■ Data provided ■
============================================================

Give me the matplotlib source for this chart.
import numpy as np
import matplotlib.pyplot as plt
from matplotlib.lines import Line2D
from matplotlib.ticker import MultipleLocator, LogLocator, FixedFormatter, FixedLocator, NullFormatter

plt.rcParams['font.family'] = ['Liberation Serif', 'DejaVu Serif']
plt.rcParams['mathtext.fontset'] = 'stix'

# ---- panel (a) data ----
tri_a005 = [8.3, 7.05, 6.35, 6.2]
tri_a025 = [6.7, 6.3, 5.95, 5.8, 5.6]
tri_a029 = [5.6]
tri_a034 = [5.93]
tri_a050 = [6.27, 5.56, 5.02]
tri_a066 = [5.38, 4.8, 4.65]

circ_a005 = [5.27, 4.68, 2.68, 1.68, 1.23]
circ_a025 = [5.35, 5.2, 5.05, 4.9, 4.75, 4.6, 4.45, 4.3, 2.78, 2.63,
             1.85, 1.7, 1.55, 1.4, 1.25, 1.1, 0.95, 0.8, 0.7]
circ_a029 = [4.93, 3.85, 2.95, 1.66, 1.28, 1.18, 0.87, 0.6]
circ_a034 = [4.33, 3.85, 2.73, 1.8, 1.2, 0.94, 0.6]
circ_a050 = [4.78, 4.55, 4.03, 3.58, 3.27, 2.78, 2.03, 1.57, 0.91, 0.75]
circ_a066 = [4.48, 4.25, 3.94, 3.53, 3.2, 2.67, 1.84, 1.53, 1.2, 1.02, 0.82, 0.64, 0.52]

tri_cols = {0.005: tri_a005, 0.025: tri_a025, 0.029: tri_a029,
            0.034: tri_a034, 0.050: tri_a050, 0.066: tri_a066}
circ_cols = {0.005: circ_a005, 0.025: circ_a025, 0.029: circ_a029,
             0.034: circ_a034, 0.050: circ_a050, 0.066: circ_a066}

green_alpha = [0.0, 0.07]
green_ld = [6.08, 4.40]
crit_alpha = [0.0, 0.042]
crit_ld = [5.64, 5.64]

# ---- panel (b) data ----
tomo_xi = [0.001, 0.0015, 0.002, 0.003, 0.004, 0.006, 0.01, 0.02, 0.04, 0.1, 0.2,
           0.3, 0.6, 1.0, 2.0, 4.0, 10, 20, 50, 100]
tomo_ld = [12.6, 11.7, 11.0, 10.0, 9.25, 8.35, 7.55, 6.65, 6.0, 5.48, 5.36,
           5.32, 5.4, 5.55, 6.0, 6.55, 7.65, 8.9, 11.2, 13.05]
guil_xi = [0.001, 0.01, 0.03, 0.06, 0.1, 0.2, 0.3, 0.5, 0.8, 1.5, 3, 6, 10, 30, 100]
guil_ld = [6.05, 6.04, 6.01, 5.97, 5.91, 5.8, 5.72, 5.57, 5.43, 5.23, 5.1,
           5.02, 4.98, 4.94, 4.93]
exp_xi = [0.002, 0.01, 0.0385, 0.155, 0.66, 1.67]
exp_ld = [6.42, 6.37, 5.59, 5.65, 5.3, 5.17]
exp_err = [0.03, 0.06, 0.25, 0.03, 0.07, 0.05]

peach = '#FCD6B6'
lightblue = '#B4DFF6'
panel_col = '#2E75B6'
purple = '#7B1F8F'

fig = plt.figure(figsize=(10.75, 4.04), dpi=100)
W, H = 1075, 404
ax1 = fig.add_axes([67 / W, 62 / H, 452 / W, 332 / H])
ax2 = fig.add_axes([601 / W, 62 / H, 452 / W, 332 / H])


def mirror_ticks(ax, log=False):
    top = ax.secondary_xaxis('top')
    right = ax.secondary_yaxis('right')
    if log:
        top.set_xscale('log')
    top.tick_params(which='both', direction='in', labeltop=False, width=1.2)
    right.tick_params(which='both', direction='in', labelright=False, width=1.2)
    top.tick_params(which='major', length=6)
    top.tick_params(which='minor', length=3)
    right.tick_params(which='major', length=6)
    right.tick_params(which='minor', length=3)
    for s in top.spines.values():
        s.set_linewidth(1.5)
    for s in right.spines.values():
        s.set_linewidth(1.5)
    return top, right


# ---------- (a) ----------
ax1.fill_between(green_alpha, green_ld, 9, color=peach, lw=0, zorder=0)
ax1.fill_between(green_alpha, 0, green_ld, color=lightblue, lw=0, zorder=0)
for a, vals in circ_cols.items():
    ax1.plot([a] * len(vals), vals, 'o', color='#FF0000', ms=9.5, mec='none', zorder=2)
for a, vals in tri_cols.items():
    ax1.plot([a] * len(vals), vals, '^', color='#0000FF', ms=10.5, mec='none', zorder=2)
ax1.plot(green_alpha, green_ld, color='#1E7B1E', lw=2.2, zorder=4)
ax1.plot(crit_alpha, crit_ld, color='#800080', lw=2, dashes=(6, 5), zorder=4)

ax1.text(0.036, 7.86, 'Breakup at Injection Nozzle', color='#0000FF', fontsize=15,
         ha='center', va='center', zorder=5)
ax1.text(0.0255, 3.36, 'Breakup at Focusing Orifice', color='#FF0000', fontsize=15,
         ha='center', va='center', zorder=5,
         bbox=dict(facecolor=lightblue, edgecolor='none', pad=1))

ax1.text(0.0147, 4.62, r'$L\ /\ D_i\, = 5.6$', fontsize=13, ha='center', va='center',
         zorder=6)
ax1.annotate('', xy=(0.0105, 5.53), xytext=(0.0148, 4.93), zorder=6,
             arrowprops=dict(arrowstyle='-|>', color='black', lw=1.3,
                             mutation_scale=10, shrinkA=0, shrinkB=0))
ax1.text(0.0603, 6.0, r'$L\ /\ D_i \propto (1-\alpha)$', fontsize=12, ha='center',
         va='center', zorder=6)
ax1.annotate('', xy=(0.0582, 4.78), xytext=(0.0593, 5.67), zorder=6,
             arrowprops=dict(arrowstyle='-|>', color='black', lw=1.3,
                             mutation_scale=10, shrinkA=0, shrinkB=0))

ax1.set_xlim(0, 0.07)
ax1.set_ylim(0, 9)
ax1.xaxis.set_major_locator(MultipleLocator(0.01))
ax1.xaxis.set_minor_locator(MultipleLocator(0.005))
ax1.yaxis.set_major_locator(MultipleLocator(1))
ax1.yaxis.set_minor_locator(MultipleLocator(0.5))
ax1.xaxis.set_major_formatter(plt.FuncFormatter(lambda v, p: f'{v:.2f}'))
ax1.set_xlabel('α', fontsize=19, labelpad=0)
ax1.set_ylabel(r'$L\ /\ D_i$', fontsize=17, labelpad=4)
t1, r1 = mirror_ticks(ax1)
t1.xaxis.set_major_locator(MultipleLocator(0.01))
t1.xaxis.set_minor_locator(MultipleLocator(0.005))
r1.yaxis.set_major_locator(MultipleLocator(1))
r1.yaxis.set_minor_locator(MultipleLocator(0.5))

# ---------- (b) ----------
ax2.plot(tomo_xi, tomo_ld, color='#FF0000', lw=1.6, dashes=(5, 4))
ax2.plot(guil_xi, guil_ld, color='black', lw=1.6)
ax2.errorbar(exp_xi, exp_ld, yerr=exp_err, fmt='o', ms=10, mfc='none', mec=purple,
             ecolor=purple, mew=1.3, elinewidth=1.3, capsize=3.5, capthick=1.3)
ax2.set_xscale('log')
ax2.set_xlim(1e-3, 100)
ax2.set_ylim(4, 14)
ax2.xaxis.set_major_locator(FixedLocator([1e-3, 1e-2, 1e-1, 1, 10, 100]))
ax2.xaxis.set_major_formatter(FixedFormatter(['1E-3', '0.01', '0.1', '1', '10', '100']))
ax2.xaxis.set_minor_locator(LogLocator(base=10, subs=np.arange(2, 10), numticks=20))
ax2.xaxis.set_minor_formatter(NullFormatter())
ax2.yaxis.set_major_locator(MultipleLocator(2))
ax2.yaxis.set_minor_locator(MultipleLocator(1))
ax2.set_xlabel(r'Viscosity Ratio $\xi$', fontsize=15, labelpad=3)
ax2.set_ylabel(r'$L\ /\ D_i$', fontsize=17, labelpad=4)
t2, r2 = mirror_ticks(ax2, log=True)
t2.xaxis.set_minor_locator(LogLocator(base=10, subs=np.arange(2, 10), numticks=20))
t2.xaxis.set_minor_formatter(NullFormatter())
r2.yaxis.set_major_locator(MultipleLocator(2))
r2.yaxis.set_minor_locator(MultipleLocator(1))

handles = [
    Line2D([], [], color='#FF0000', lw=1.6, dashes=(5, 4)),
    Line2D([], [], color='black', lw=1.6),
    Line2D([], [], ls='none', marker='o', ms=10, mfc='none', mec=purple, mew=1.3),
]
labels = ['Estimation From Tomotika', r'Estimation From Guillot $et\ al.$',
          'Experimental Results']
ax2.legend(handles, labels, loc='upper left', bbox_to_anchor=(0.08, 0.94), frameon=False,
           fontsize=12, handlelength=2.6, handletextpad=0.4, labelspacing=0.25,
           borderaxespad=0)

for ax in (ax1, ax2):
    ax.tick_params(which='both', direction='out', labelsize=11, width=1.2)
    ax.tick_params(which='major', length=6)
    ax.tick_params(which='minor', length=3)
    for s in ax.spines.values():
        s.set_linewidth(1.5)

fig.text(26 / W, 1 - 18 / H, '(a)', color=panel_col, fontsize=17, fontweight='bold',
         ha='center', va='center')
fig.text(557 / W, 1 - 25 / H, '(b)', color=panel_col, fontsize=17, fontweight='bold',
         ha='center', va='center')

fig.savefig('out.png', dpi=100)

============================================================

■ Brief ■
Copy out only the lines running from the beginning of the data to the line with "crit_ld = [5.64, 5.64]", both ends included.

■ Task answer ■
Give me the matplotlib source for this chart.
import numpy as np
import matplotlib.pyplot as plt
from matplotlib.lines import Line2D
from matplotlib.ticker import MultipleLocator, LogLocator, FixedFormatter, FixedLocator, NullFormatter

plt.rcParams['font.family'] = ['Liberation Serif', 'DejaVu Serif']
plt.rcParams['mathtext.fontset'] = 'stix'

# ---- panel (a) data ----
tri_a005 = [8.3, 7.05, 6.35, 6.2]
tri_a025 = [6.7, 6.3, 5.95, 5.8, 5.6]
tri_a029 = [5.6]
tri_a034 = [5.93]
tri_a050 = [6.27, 5.56, 5.02]
tri_a066 = [5.38, 4.8, 4.65]

circ_a005 = [5.27, 4.68, 2.68, 1.68, 1.23]
circ_a025 = [5.35, 5.2, 5.05, 4.9, 4.75, 4.6, 4.45, 4.3, 2.78, 2.63,
             1.85, 1.7, 1.55, 1.4, 1.25, 1.1, 0.95, 0.8, 0.7]
circ_a029 = [4.93, 3.85, 2.95, 1.66, 1.28, 1.18, 0.87, 0.6]
circ_a034 = [4.33, 3.85, 2.73, 1.8, 1.2, 0.94, 0.6]
circ_a050 = [4.78, 4.55, 4.03, 3.58, 3.27, 2.78, 2.03, 1.57, 0.91, 0.75]
circ_a066 = [4.48, 4.25, 3.94, 3.53, 3.2, 2.67, 1.84, 1.53, 1.2, 1.02, 0.82, 0.64, 0.52]

tri_cols = {0.005: tri_a005, 0.025: tri_a025, 0.029: tri_a029,
            0.034: tri_a034, 0.050: tri_a050, 0.066: tri_a066}
circ_cols = {0.005: circ_a005, 0.025: circ_a025, 0.029: circ_a029,
             0.034: circ_a034, 0.050: circ_a050, 0.066: circ_a066}

green_alpha = [0.0, 0.07]
green_ld = [6.08, 4.40]
crit_alpha = [0.0, 0.042]
crit_ld = [5.64, 5.64]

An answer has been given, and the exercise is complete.